Stephen Wolfram began working on cellular automata back in the 1980s. It had been generally assumed that the best way to describe nature was through mathematical equations, but he found that very often simple rules in a cellular automaton could generate extremely complex outcomes that matched those found in nature. In 2002 he published a book called A New Kind of Science that showed how the understanding of cellular automata could apply to so many other disciplines.
Wolfram distinguished four classes of automata from the four types of patterns that unfolded as the grids ran their course. The first he calls a homogenous state. This is where the system basically collapses to an end state almost instantaneously. This is like a point attractor.
The second class is where the automata fall into a stable periodic structure.

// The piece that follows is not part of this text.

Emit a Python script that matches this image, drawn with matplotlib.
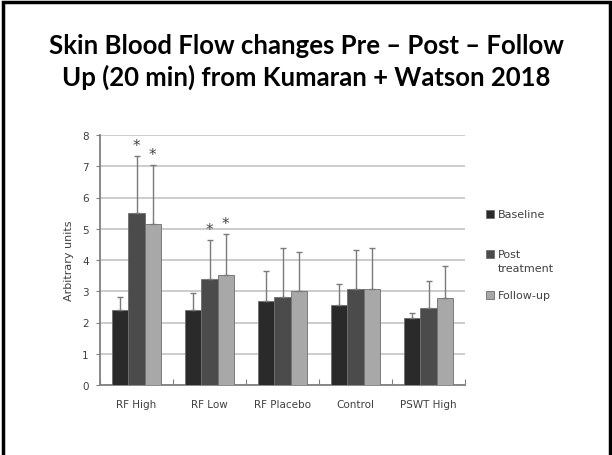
import matplotlib.pyplot as plt
import matplotlib.patches as mpatches
import numpy as np

categories = ['RF High', 'RF Low', 'RF Placebo', 'Control', 'PSWT High']
series = ['Baseline', 'Post\ntreatment', 'Follow-up']
baseline = [2.40, 2.40, 2.70, 2.55, 2.14]
post = [5.50, 3.39, 2.83, 3.06, 2.48]
follow = [5.14, 3.52, 3.02, 3.06, 2.77]
baseline_err = [0.43, 0.54, 0.95, 0.68, 0.15]
post_err = [1.83, 1.24, 1.56, 1.26, 0.84]
follow_err = [1.91, 1.30, 1.24, 1.34, 1.05]
# which bars carry an asterisk (post, follow)
star_post = [True, True, False, False, False]
star_follow = [True, True, False, False, False]

colors = ['#2a2a2a', '#4b4b4b', '#a8a8a8']

fig = plt.figure(figsize=(6.12, 4.56), dpi=100)

# slide border
fig.patches.append(mpatches.Rectangle((3.5 / 612, -0.05), 606 / 612, 1.05 - 2.5 / 456,
                                      transform=fig.transFigure, fill=False,
                                      edgecolor='black', linewidth=2.5))

fig.text(0.5, 1 - 46 / 456, 'Skin Blood Flow changes Pre – Post – Follow',
         ha='center', va='center', fontsize=18.5, fontweight='bold', family='Lato')
fig.text(0.5, 1 - 77 / 456, 'Up (20 min) from Kumaran + Watson 2018',
         ha='center', va='center', fontsize=18.5, fontweight='bold', family='Lato')

ax = fig.add_axes([100 / 612, 1 - 386 / 456, 365 / 612, 250 / 456])

x = np.arange(len(categories))
w = 0.223
vals = [baseline, post, follow]
errs = [baseline_err, post_err, follow_err]
for i in range(3):
    xs = x + (i - 1) * w
    ax.bar(xs, vals[i], w, color=colors[i], edgecolor='#6e6e6e', linewidth=0.6,
           label=series[i], zorder=3)
    ax.errorbar(xs, vals[i], yerr=[np.zeros(len(x)), errs[i]], fmt='none',
                ecolor='#7a7a7a', elinewidth=1, capsize=2.2, capthick=1, zorder=4)

for j in range(len(categories)):
    if star_post[j]:
        ax.text(x[j], post[j] + post_err[j] + 0.1, '*', ha='center', va='bottom',
                fontsize=11, color='#444444')
    if star_follow[j]:
        ax.text(x[j] + w, follow[j] + follow_err[j] + 0.1, '*', ha='center', va='bottom',
                fontsize=11, color='#444444')

ax.set_xlim(-0.5, len(categories) - 0.5)
ax.set_ylim(0, 8)
ax.set_yticks(range(0, 9))
ax.set_xticks(np.arange(-0.5, len(categories), 1), minor=False)
ax.set_xticklabels([])
ax.set_xticks(x, minor=True)
ax.set_xticklabels(categories, minor=True)
ax.tick_params(axis='x', which='minor', length=0, pad=10, labelsize=7.5, labelcolor='#404040')
ax.tick_params(axis='x', which='major', length=4, color='#808080', direction='in')
ax.tick_params(axis='y', length=3, color='#808080', direction='out', pad=5,
               labelsize=7.5, labelcolor='#404040')
ax.grid(axis='y', color='#c4c4c4', linewidth=1.2, zorder=0)
for s in ['top', 'right']:
    ax.spines[s].set_visible(False)
ax.spines['left'].set_color('#808080')
ax.spines['bottom'].set_color('#808080')
ax.spines['left'].set_linewidth(1.3)
ax.spines['bottom'].set_linewidth(1.3)
ax.set_ylabel('Arbitrary units', fontsize=8, color='#404040', labelpad=6)

# legend, drawn by hand so the square sits on the first text line
leg_y = [215, 255, 296]
for i in range(3):
    yf = 1 - leg_y[i] / 456
    fig.patches.append(mpatches.Rectangle((486 / 612, yf - 4 / 456), 8 / 612, 8 / 456,
                                          transform=fig.transFigure, facecolor=colors[i],
                                          edgecolor='#6e6e6e', linewidth=0.6))
    fig.text(498 / 612, yf + 5 / 456, series[i], ha='left', va='top', fontsize=8,
             color='#404040', linespacing=1.45)

fig.savefig('out.png', dpi=100)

The pattern returns to a previous state and is caught in a limit cycle.
The third class is called chaotic, where there is no return to a previous state, continually changing in unpredictable ways as with a strange attractor.
Stephen Wolfram identified a fourth type of system, which while complex and unstable, nevertheless forms highly structured and patterned ways.
Ian Stewart has found that the patterns of cellular automata are linked to the patterns on animals’ skins. Chemicals are released into the pelt of the animal depending on whether the neighbouring area is also coloured. In this way, complex patterns are created on the bodies of animals, generated by simple chemical means.
Cellular automata have been used in such diverse areas as ferromagnetism, immunology, power grids, forest fire propagation, turbulence, and crystallisation.